# To be done:
Skipping all pictures, set down the lines of the listing from the first through the one with "import plotly.graph_objects as go".

# Dataset extract:
* start *
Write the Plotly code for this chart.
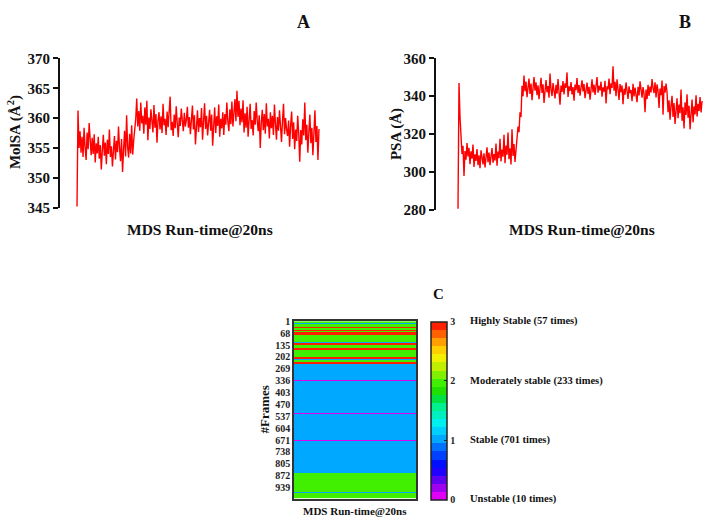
import numpy as np
import plotly.graph_objects as go

# ---------------- DATA ----------------
molsa_values = [
    345.2, 361.3, 355.0, 357.8, 354.2, 356.9, 353.5, 358.4, 355.1, 353.0,
    357.6, 354.8, 359.2, 355.9, 353.8, 356.7, 354.0, 357.3, 352.6, 355.8,
    354.1, 356.9, 353.2, 355.5, 351.4, 354.6, 357.2, 353.7, 355.9, 352.3,
    356.4, 354.0, 358.1, 353.5, 355.3, 351.9, 354.8, 357.0, 353.1, 356.2,
    354.3, 358.6, 355.0, 352.8, 356.5, 351.0, 354.7, 357.9, 353.6, 360.5,
    355.2, 353.4, 357.4, 354.1, 358.8, 353.9, 356.3, 357.6,
    359.8, 363.3, 358.6, 361.2, 357.9, 362.6, 359.1, 360.4, 357.4, 361.8,
    358.9, 362.9, 356.3, 360.1, 358.2, 361.5, 359.0, 357.6, 362.2, 358.4,
    360.7, 355.9, 359.6, 361.0, 358.1,
    360.3, 357.5, 362.4, 358.8, 359.9, 357.2, 361.1, 358.5, 360.8, 363.6,
    358.0, 359.4, 357.0, 360.6, 358.3, 362.0, 359.2, 356.8, 360.1, 358.7,
    361.6, 359.5, 357.8, 360.9, 358.6,
    359.7, 361.9, 358.4, 360.2, 357.3, 359.8, 362.1, 358.1, 360.5, 355.6,
    359.0, 361.3, 357.7, 360.0, 358.5, 361.7, 356.4, 359.3, 362.5, 358.2,
    360.4, 357.1, 359.6, 361.4, 357.9,
    360.6, 355.4, 359.1, 361.8, 357.5, 360.3, 358.7, 362.3, 356.9, 359.9,
    358.3, 361.0, 357.2, 360.7, 358.9, 362.6, 359.4, 357.8, 361.5, 359.0,
    362.8, 358.6, 360.9, 363.2, 359.5,
    364.6, 360.2, 362.9, 358.8, 361.6, 359.3, 363.0, 357.6, 360.8, 358.4,
    361.9, 356.9, 360.1, 362.4, 358.2, 359.7, 357.1, 361.2, 358.9, 362.6,
    359.6, 357.8, 360.5, 355.0, 359.2,
    361.4, 358.0, 360.7, 357.4, 362.5, 358.6, 359.9, 356.6, 361.0, 358.3,
    360.4, 357.2, 362.3, 359.1, 356.4, 360.2, 357.9, 361.3, 358.5, 356.0,
    359.7, 362.4, 357.3, 360.0, 358.1,
    357.0, 359.6, 355.2, 358.8, 361.1, 356.5, 359.3, 354.8, 358.1, 356.2,
    360.4, 357.4, 352.7, 358.0, 355.6, 359.8, 357.1, 362.6, 356.3, 358.9,
    354.2, 357.6, 360.6, 355.8, 358.4, 353.8, 357.2, 361.3, 356.0, 358.7,
    353.0, 358.2,
]

psa_values = [
    280.5, 347.0, 329.0,
    316.2, 309.5, 313.8, 297.8, 311.0, 306.4, 315.3, 308.2, 312.7, 304.1,
    310.9, 307.0, 314.4, 302.6, 309.3, 305.8, 312.1, 303.5, 308.7, 301.9,
    311.4, 306.2, 304.0, 309.8, 302.3, 307.5, 313.0, 305.1, 310.2, 303.6,
    308.9, 312.6, 304.8, 309.4, 306.0, 315.0, 303.2, 310.7, 307.3, 317.5,
    305.5, 311.8, 308.0, 319.6, 304.6, 313.9, 309.1, 320.8, 306.7, 312.4,
    303.9, 322.5, 308.4, 314.7, 305.3, 311.2,
    316.5, 324.0, 321.0, 331.5, 329.0, 345.5, 340.0,
    351.0, 342.6, 347.8, 339.5, 345.1, 349.3, 341.2, 346.7, 337.9, 344.2, 350.1,
    343.0, 347.4, 340.6, 345.8, 338.4, 343.9, 349.8, 341.7, 346.3, 336.5, 344.8,
    348.6, 342.1, 345.4, 339.2, 352.0, 343.5, 340.1, 347.0, 344.0, 338.8, 346.0,
    341.4, 349.1, 343.7, 335.5, 345.6, 342.3, 348.0, 340.9, 346.8, 344.5, 352.6,
    339.6, 345.2, 342.8, 347.5, 341.0, 344.9, 337.6, 346.2, 343.2, 349.6, 341.8,
    345.9, 340.3, 344.6, 348.4, 342.5, 346.5, 339.0, 343.4, 347.2, 341.3, 345.0,
    338.2, 344.1, 348.9, 342.0, 346.1, 340.7, 344.3, 350.2, 341.9, 345.5, 343.1,
    347.7, 339.8, 344.7, 342.4, 348.2, 336.2, 345.3, 343.6, 349.4, 341.1, 346.9,
    344.4, 355.8, 342.9, 347.6, 340.0, 349.0, 343.8, 338.0, 346.4, 342.2, 345.7,
    335.8, 344.0, 340.8, 347.3, 342.7, 338.6, 345.2, 341.6, 343.3, 337.4, 346.6,
    339.9, 344.6, 341.5, 336.9, 345.0, 340.4, 347.9, 342.6, 339.3, 344.8, 341.2,
    331.5, 343.5, 338.5, 346.0, 340.2, 345.1, 342.0, 349.1, 344.3, 341.7, 347.4,
    339.4, 346.3, 342.8, 333.8, 344.1, 340.6, 348.3, 330.2, 345.4, 341.9, 346.7,
    342.0, 331.5, 337.8, 327.6, 334.9, 340.2, 329.0, 336.4, 325.3, 333.1,
    338.9, 328.4, 335.6, 331.0, 343.5, 327.0, 334.2, 323.0, 336.8, 330.1,
    341.0, 328.7, 335.0, 322.5, 333.7, 338.2, 326.2, 334.6, 330.4, 340.5,
    329.3, 336.0, 332.2, 339.6, 331.4, 337.5,
]

# stability state per frame, run-length encoded (state, number of frames)
run_states = [
    2, 1, 2, 1, 2, 2, 3, 2, 3, 2, 3, 2, 2, 1, 2, 3, 2, 1, 2,
    3, 2, 3, 2, 3, 2, 3, 2, 3, 2, 3, 2, 1, 2, 1, 2, 3, 2, 3, 2,
    2, 3, 2, 3, 2, 2, 1, 2, 1, 2, 3, 2, 3, 2, 3, 1, 2, 1, 2, 2,
    3, 2, 3,
    1, 0, 1, 0, 1, 0, 1, 0, 1, 0, 1, 0, 1,
    2, 1, 2, 1, 2, 1, 2, 1, 2,
]
run_lengths = [
    11, 2, 1, 2, 2, 8, 2, 2, 2, 3, 2, 3, 8, 2, 2, 2, 2, 2, 3,
    5, 2, 5, 2, 5, 1, 5, 2, 2, 3, 2, 20, 3, 2, 3, 1, 3, 2, 3, 3,
    19, 1, 4, 2, 4, 13, 3, 2, 4, 13, 4, 1, 4, 1, 4, 3, 2, 3, 1, 9,
    2, 5, 2,
    93, 2, 54, 1, 8, 1, 120, 2, 152, 2, 74, 2, 108,
    30, 1, 25, 1, 20, 1, 28, 8, 27,
]
frame_ticks = [1, 68, 135, 202, 269, 336, 403, 470, 537, 604, 671, 738, 805, 872, 939]
state_ticks = [0, 1, 2, 3]
state_labels = ["Unstable (10 times)", "Stable (701 times)",
                "Moderately stable (233 times)", "Highly Stable (57 times)"]

# ---------------- FIGURE ----------------
W, H = 705, 528
FONT = "Liberation Serif, Times New Roman, serif"


def px(x):
    return x / W


def py(y):
    return 1 - y / H


frame_state = np.repeat(run_states, run_lengths)
frames = np.arange(1, len(frame_state) + 1)

t_a = np.linspace(0, 20, len(molsa_values))
t_b = np.linspace(0, 20, len(psa_values))

band_colors = [
    "#E000F8", "#A000F0", "#6000F0", "#2000FF", "#0010FF", "#0040FF", "#0070FF",
    "#00A8FF", "#00D0FF", "#00F0F0", "#00F0C0", "#00F090", "#00E040", "#20E000",
    "#40F000", "#80F000", "#C0F000", "#F0F000", "#FFD000", "#FFA000", "#FF6000",
    "#FF2000",
]
nb = len(band_colors)
colorscale = []
for i, c in enumerate(band_colors):
    colorscale.append([i / nb, c])
    colorscale.append([(i + 1) / nb, c])

fig = go.Figure()
fig.add_trace(go.Scatter(x=t_a, y=molsa_values, mode="lines",
                         line=dict(color="#FF0000", width=1.4),
                         xaxis="x", yaxis="y", showlegend=False))
fig.add_trace(go.Scatter(x=t_b, y=psa_values, mode="lines",
                         line=dict(color="#FF0000", width=1.4),
                         xaxis="x2", yaxis="y2", showlegend=False))
fig.add_trace(go.Heatmap(
    z=[[s] for s in frame_state], x=[0], y=frames,
    zmin=0, zmax=3, colorscale=colorscale, xaxis="x3", yaxis="y3",
    colorbar=dict(
        x=px(431), xanchor="left", xref="paper",
        y=py(507), yanchor="bottom", len=184 / H, lenmode="fraction",
        thickness=16, thicknessmode="pixels",
        outlinewidth=1.5, outlinecolor="#222",
        tickvals=state_ticks, ticktext=[str(v) for v in state_ticks],
        ticks="inside", ticklen=3, tickcolor="#222",
        tickfont=dict(family=FONT, size=10, color="#222", weight="bold"),
        xpad=0, ypad=0,
    ),
))

axis_font = dict(family=FONT, size=15, color="#111", weight="bold")

fig.update_layout(
    width=W, height=H,
    margin=dict(l=0, r=0, t=0, b=0),
    paper_bgcolor="white", plot_bgcolor="white",
    font=dict(family=FONT, color="#111", weight="bold"),
    xaxis=dict(domain=[px(60), px(322)], range=[-1.405, 20.25], visible=False),
    yaxis=dict(domain=[py(206), py(52)], range=[345, 370], tickvals=[345, 350, 355, 360, 365, 370],
               showline=True, linecolor="#111", linewidth=2, ticks="outside", ticklen=5,
               tickwidth=2, tickcolor="#111", showgrid=False, zeroline=False,
               tickfont=axis_font, anchor="x"),
    xaxis2=dict(domain=[px(436), px(704)], range=[-1.803, 20.16], visible=False, anchor="y2"),
    yaxis2=dict(domain=[py(208), py(52)], range=[280, 360], tickvals=[280, 300, 320, 340, 360],
                showline=True, linecolor="#111", linewidth=2, ticks="outside", ticklen=5,
                tickwidth=2, tickcolor="#111", showgrid=False, zeroline=False,
                tickfont=axis_font, anchor="x2"),
    xaxis3=dict(domain=[px(294), px(416)], showticklabels=False, ticks="", showgrid=False,
                zeroline=False, showline=True, mirror=True, linecolor="#333", linewidth=1.5,
                anchor="y3"),
    yaxis3=dict(domain=[py(506), py(323)], autorange="reversed", tickvals=frame_ticks,
                showgrid=False, zeroline=False, showline=True, mirror=True, linecolor="#333",
                linewidth=1.5, ticks="", tickfont=dict(family=FONT, size=10, color="#222", weight="bold"),
                anchor="x3"),
)

ann = []


def add_text(x, y, text, size, angle=0, xanchor="center", yanchor="middle"):
    ann.append(dict(x=px(x), y=py(y), xref="paper", yref="paper", text=text, showarrow=False,
                    textangle=angle, xanchor=xanchor, yanchor=yanchor,
                    font=dict(family=FONT, size=size, color="#111", weight="bold")))


add_text(303, 14, "A", 18)
add_text(685, 14, "B", 18)
add_text(438, 295, "C", 15)
add_text(14, 128, "MolSA (Å<sup>2</sup>)", 15, angle=-90)
add_text(396, 130, "PSA (Å)", 15, angle=-90)
add_text(200, 228, "MDS Run-time@20ns", 15.5)
add_text(582, 228, "MDS Run-time@20ns", 15.5)
add_text(264, 414, "#Frames", 13, angle=-90)
add_text(355, 519, "MDS Run-time@20ns", 11)
label_y = [506, 445, 385, 323]
for yv, lab in zip(label_y, state_labels):
    add_text(468, yv, lab, 10.5, xanchor="left")

fig.update_layout(annotations=ann)
fig.write_html("out.html", config={"displayModeBar": False},
               post_script="document.body.style.margin='0';document.body.style.overflow='hidden';")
* end *
# Exercise answer:
Write the Plotly code for this chart.
import numpy as np
import plotly.graph_objects as go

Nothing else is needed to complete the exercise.